Of course, the best example of all time of igniting a “pay it forward” string of love and kindness is the sacrifice that Jesus made for all of us in dying on the cross. Jesus made His sacrifice not to help Himself but to benefit all of us. The impact of that gift that Jesus has given to us continues to be felt today some 2000 years later.
But let’s also be honest. We are human and like the princess in the story, we are going to be disappointed in life and we are going to be jealous when others obtain achievements that we want for ourselves. It is natural to have these feelings but we must be vigilant to identify them and to resist the temptation to act on them. We need to be “bigger people”.
In today’s reading, the writer in James cautions us that “For where there is envy and selfish ambition, there will also be disorder and wickedness of every kind. (James 3:16) The writer points out that acting out of envy and with selfishness is contrary to God’s expectation and goes on to explain what God does want of us saying, “17 … the wisdom from above is first pure, then peaceable, gentle, willing to yield, full of mercy and good fruits, without a trace of partiality or hypocrisy. 18 And a harvest of righteousness is sown in peace for[f] those who make peace.” (James 3:17-18)
By the way, back to the cliffhanger in the story, the author never answers the question as to whether the lady or the tiger emerges. He leaves it up to us the readers to decide.
Let’s make that decision in our own lives shall we?
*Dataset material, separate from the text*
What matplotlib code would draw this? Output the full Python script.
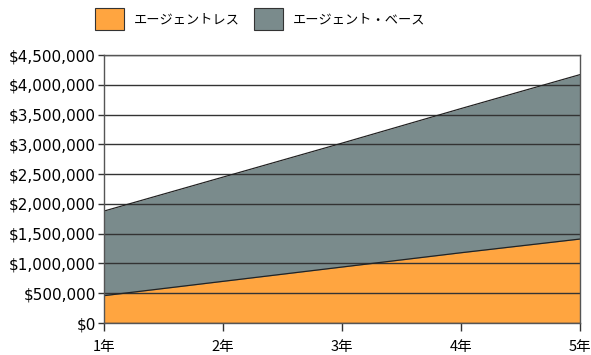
import matplotlib
matplotlib.use("Agg")
import matplotlib.pyplot as plt
from matplotlib.patches import Patch
from matplotlib.ticker import FuncFormatter

plt.rcParams['font.family'] = ['Noto Sans CJK JP', 'DejaVu Sans']

years = ["1年", "2年", "3年", "4年", "5年"]
agentless = [460000, 700000, 940000, 1180000, 1410000]
agent_based = [1880000, 2450000, 3020000, 3600000, 4170000]
series_names = ["エージェントレス", "エージェント・ベース"]
yticks = list(range(0, 4500001, 500000))

orange = "#FFA540"
grey = "#7A8B8C"

fig = plt.figure(figsize=(5.91, 3.55), dpi=100)
ax = fig.add_axes([0.176, 0.090, 0.805, 0.755])
x = list(range(len(years)))
ax.fill_between(x, 0, agent_based, color=grey, lw=0, zorder=1)
ax.plot(x, agent_based, color="#222222", lw=0.9, zorder=3)
ax.fill_between(x, 0, agentless, color=orange, lw=0, zorder=2)
ax.plot(x, agentless, color="#222222", lw=0.9, zorder=3)

ax.set_xlim(0, len(years) - 1)
ax.set_ylim(0, 4500000)
ax.set_yticks(yticks)
ax.yaxis.set_major_formatter(FuncFormatter(lambda v, p: "${:,.0f}".format(v)))
ax.set_xticks(x)
ax.set_xticklabels(years)
ax.grid(axis='y', color="#333333", lw=1.0, zorder=4)
ax.set_axisbelow(False)
for s in ax.spines.values():
    s.set_color("#555555")
    s.set_linewidth(1.0)
    s.set_zorder(5)
ax.tick_params(axis='y', color="#333333", length=4, width=1.0, pad=2,
               labelsize=11, labelfontfamily='DejaVu Sans')
ax.tick_params(axis='x', color="#333333", length=6, width=1.0, pad=6, labelsize=10.5)

handles = [Patch(facecolor=orange, edgecolor="#333333", lw=0.8),
           Patch(facecolor=grey, edgecolor="#333333", lw=0.8)]
fig.legend(handles, series_names, loc='upper left', bbox_to_anchor=(0.140, 1.01),
           ncol=2, frameon=False, fontsize=9.5, handlelength=2.2, handleheight=2.2,
           columnspacing=1.1, handletextpad=0.75)

fig.savefig("out.png", dpi=100)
Let’s selflessly look for ways to make peace and extend kindness to others—not out of an expectation of a return favor but out of a pure sense of love. When receiving acts of kindness, let us magnify that impact by paying it forward to as many people as possible. As a matter of fact, even if we don’t receive a kindness, we should still look to help someone else. After all, Jesus gave us all quite a gift of love which He is depending upon us to continue to pay forward. In doing so, we will be showing our love for both God and neighbor and keeping our tigers safely behind closed doors.